The consumer prices index, the measure of inflation targeted by the Bank of England, has reached its lowest level in five years, now standing at 1.1 per cent. Producer prices are looking low compared to the recent past, and the RPI (which take account of mortgage interest payments) has been at an incredible low for the past 6 months. Even when we strip out the effect of interest rate cuts on mortgages, by using the RPIX, inflation still looks low at 1.3 per cent.

When we turn to the measure of core inflation, RPIY, which strips out mortgage payments and indirect taxes (i.e. the effect of the VAT cut) we see that core inflation remains reasonably high at 2 per cent. Given the amount of spare capacity we would expect during a recession, this is interesting. One explanation, however, is the weakness of sterling keeping import prices high.

Inflation measures

The explanation for the current low levels of inflation on the non-core measures is due to three factors.

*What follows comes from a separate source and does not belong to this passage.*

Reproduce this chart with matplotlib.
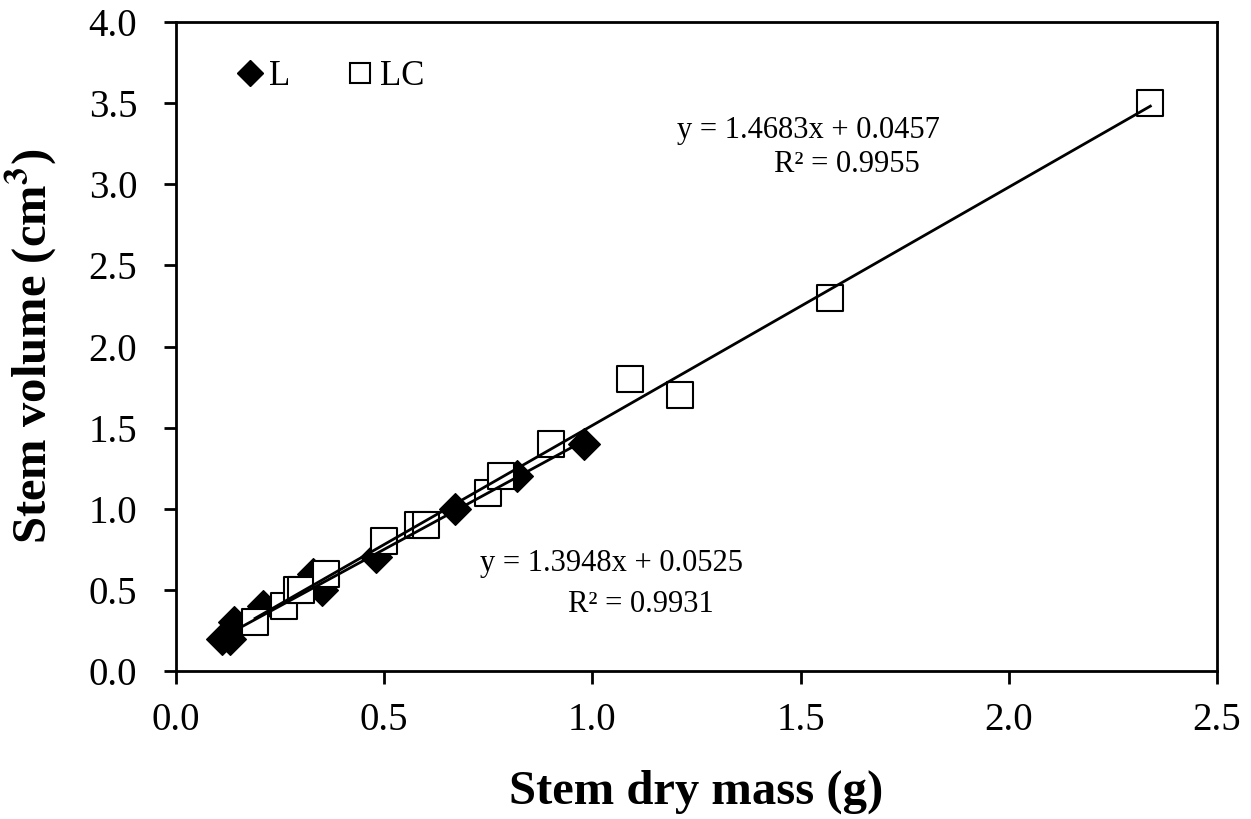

The first is the low base rate feeding through to mortgage payments. The second is the continued effects of the VAT cut. The biggest effect, however, comes from the measurement methodology. Inflation this month is the percentage difference between the index value for this month and the index value for 12 months ago. July 2008 saw oil prices peak at nearly $150 a barrel, and September 2008 saw the full effects of this feed through to consumer and retail prices. As such 'base effects' are strongest in September 2009, resulting in low inflation.